Written problem: Reproduce each line of the material exactly, minus any picture.

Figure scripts
[START]
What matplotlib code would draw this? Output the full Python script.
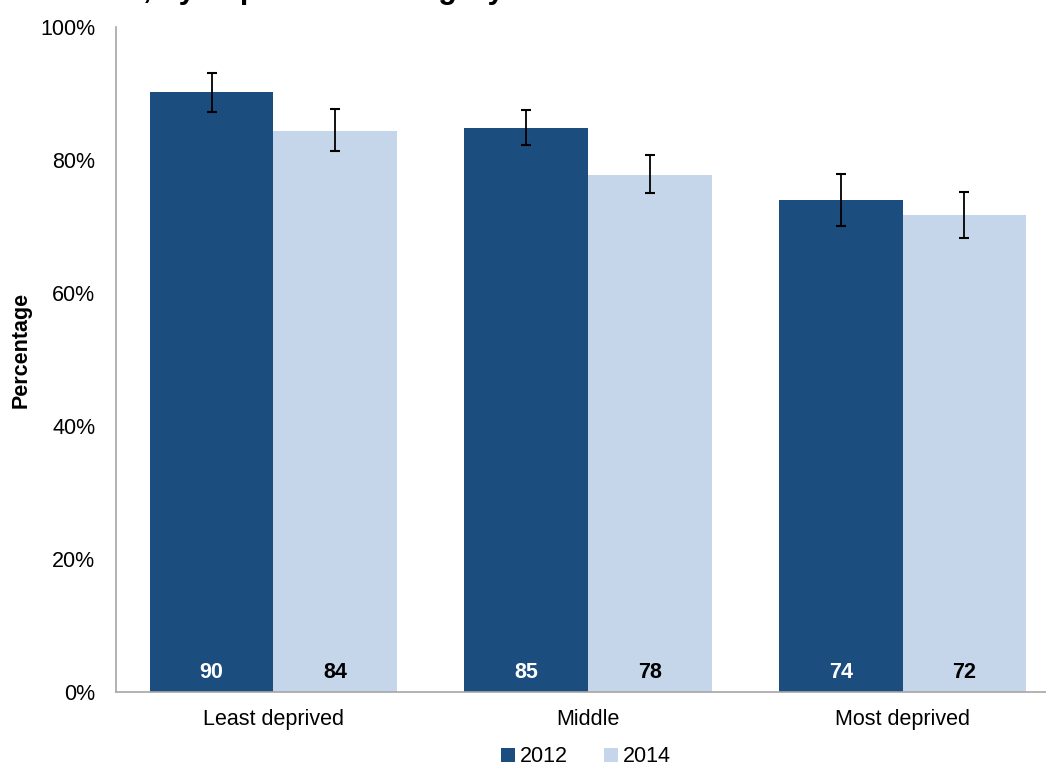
import matplotlib
matplotlib.use("Agg")
import matplotlib.pyplot as plt
import numpy as np
from matplotlib.ticker import FuncFormatter

plt.rcParams['font.family'] = ['Liberation Sans', 'DejaVu Sans']

categories = ["Least deprived", "Middle", "Most deprived"]
series_names = ["2012", "2014"]
values_2012 = [90.3, 84.8, 74.0]
values_2014 = [84.4, 77.8, 71.7]
err_low_2012 = [87.2, 82.3, 70.1]
err_high_2012 = [93.1, 87.5, 77.9]
err_low_2014 = [81.4, 75.0, 68.3]
err_high_2014 = [87.7, 80.8, 75.2]
labels_2012 = ["90", "85", "74"]
labels_2014 = ["84", "78", "72"]
yticks = [0, 20, 40, 60, 80, 100]

c2012 = "#1B4D7E"
c2014 = "#C6D6EA"

W, H = 1046, 767
fig = plt.figure(figsize=(W / 100, H / 100), dpi=100)
left_px, right_px, top_px, bot_px = 116, 1060, 27, 692
ax = fig.add_axes([left_px / W, 1 - bot_px / H, (right_px - left_px) / W, (bot_px - top_px) / H])

x = np.arange(len(categories))
bw = 0.393

def draw(vals, lo, hi, offset, color, labels, lcolor, name):
    vals = np.array(vals)
    yerr = np.array([vals - np.array(lo), np.array(hi) - vals])
    ax.bar(x + offset, vals, width=bw, color=color, label=name, zorder=2)
    ax.errorbar(x + offset, vals, yerr=yerr, fmt='none', ecolor='black',
                elinewidth=1.3, capsize=3.5, capthick=1.5, zorder=3)
    for xi, lab in zip(x + offset, labels):
        ax.text(xi, 3, lab, ha='center', va='center', fontsize=15.5,
                fontweight='bold', color=lcolor, zorder=4)

draw(values_2012, err_low_2012, err_high_2012, -bw / 2, c2012, labels_2012, 'white', series_names[0])
draw(values_2014, err_low_2014, err_high_2014, bw / 2, c2014, labels_2014, 'black', series_names[1])

ax.set_xlim(-0.5, 2.5)
ax.set_ylim(0, 100)
ax.set_yticks(yticks)
ax.yaxis.set_major_formatter(FuncFormatter(lambda v, p: f"{int(v)}%"))
ax.set_xticks(x)
ax.set_xticklabels(categories)
ax.tick_params(axis='both', length=0, labelsize=15.5)
ax.tick_params(axis='y', pad=15)
ax.tick_params(axis='x', pad=12)
for s in ['top', 'right']:
    ax.spines[s].set_visible(False)
for s in ['left', 'bottom']:
    ax.spines[s].set_color('#A6A6A6')
    ax.spines[s].set_linewidth(1.2)

fig.text(21 / W, 1 - 350 / H, "Percentage", rotation=90, ha='center', va='center',
         fontsize=15.5, fontweight='bold')

fig.text(143 / W, 1 + 2 / H, ", by deprivation category", ha='left', va='baseline',
         fontsize=22, fontweight='bold')

fig.legend(loc='center', bbox_to_anchor=(586 / W, 1 - 757 / H), ncol=2, frameon=False,
           fontsize=15.5, handlelength=0.65, handleheight=0.65, handletextpad=0.2,
           columnspacing=1.7)

fig.savefig("out.png", dpi=100)
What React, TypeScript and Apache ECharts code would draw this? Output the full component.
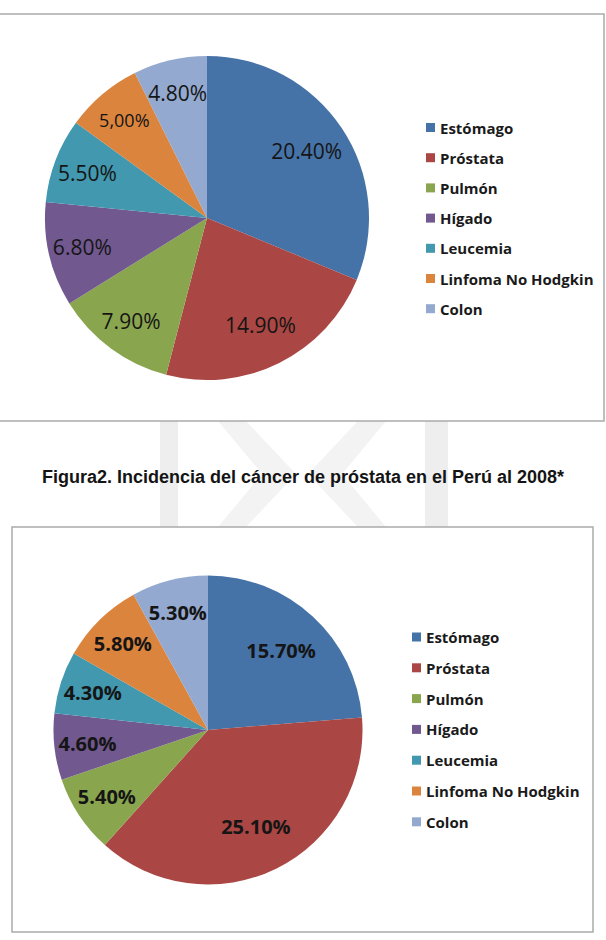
[END]
Written answer:
What matplotlib code would draw this? Output the full Python script.
import matplotlib
matplotlib.use("Agg")
import matplotlib.pyplot as plt
import numpy as np
from matplotlib.ticker import FuncFormatter

plt.rcParams['font.family'] = ['Liberation Sans', 'DejaVu Sans']

categories = ["Least deprived", "Middle", "Most deprived"]
series_names = ["2012", "2014"]
values_2012 = [90.3, 84.8, 74.0]
values_2014 = [84.4, 77.8, 71.7]
err_low_2012 = [87.2, 82.3, 70.1]
err_high_2012 = [93.1, 87.5, 77.9]
err_low_2014 = [81.4, 75.0, 68.3]
err_high_2014 = [87.7, 80.8, 75.2]
labels_2012 = ["90", "85", "74"]
labels_2014 = ["84", "78", "72"]
yticks = [0, 20, 40, 60, 80, 100]

c2012 = "#1B4D7E"
c2014 = "#C6D6EA"

W, H = 1046, 767
fig = plt.figure(figsize=(W / 100, H / 100), dpi=100)
left_px, right_px, top_px, bot_px = 116, 1060, 27, 692
ax = fig.add_axes([left_px / W, 1 - bot_px / H, (right_px - left_px) / W, (bot_px - top_px) / H])

x = np.arange(len(categories))
bw = 0.393

def draw(vals, lo, hi, offset, color, labels, lcolor, name):
    vals = np.array(vals)
    yerr = np.array([vals - np.array(lo), np.array(hi) - vals])
    ax.bar(x + offset, vals, width=bw, color=color, label=name, zorder=2)
    ax.errorbar(x + offset, vals, yerr=yerr, fmt='none', ecolor='black',
                elinewidth=1.3, capsize=3.5, capthick=1.5, zorder=3)
    for xi, lab in zip(x + offset, labels):
        ax.text(xi, 3, lab, ha='center', va='center', fontsize=15.5,
                fontweight='bold', color=lcolor, zorder=4)

draw(values_2012, err_low_2012, err_high_2012, -bw / 2, c2012, labels_2012, 'white', series_names[0])
draw(values_2014, err_low_2014, err_high_2014, bw / 2, c2014, labels_2014, 'black', series_names[1])

ax.set_xlim(-0.5, 2.5)
ax.set_ylim(0, 100)
ax.set_yticks(yticks)
ax.yaxis.set_major_formatter(FuncFormatter(lambda v, p: f"{int(v)}%"))
ax.set_xticks(x)
ax.set_xticklabels(categories)
ax.tick_params(axis='both', length=0, labelsize=15.5)
ax.tick_params(axis='y', pad=15)
ax.tick_params(axis='x', pad=12)
for s in ['top', 'right']:
    ax.spines[s].set_visible(False)
for s in ['left', 'bottom']:
    ax.spines[s].set_color('#A6A6A6')
    ax.spines[s].set_linewidth(1.2)

fig.text(21 / W, 1 - 350 / H, "Percentage", rotation=90, ha='center', va='center',
         fontsize=15.5, fontweight='bold')

fig.text(143 / W, 1 + 2 / H, ", by deprivation category", ha='left', va='baseline',
         fontsize=22, fontweight='bold')

fig.legend(loc='center', bbox_to_anchor=(586 / W, 1 - 757 / H), ncol=2, frameon=False,
           fontsize=15.5, handlelength=0.65, handleheight=0.65, handletextpad=0.2,
           columnspacing=1.7)

fig.savefig("out.png", dpi=100)
What React, TypeScript and Apache ECharts code would draw this? Output the full component.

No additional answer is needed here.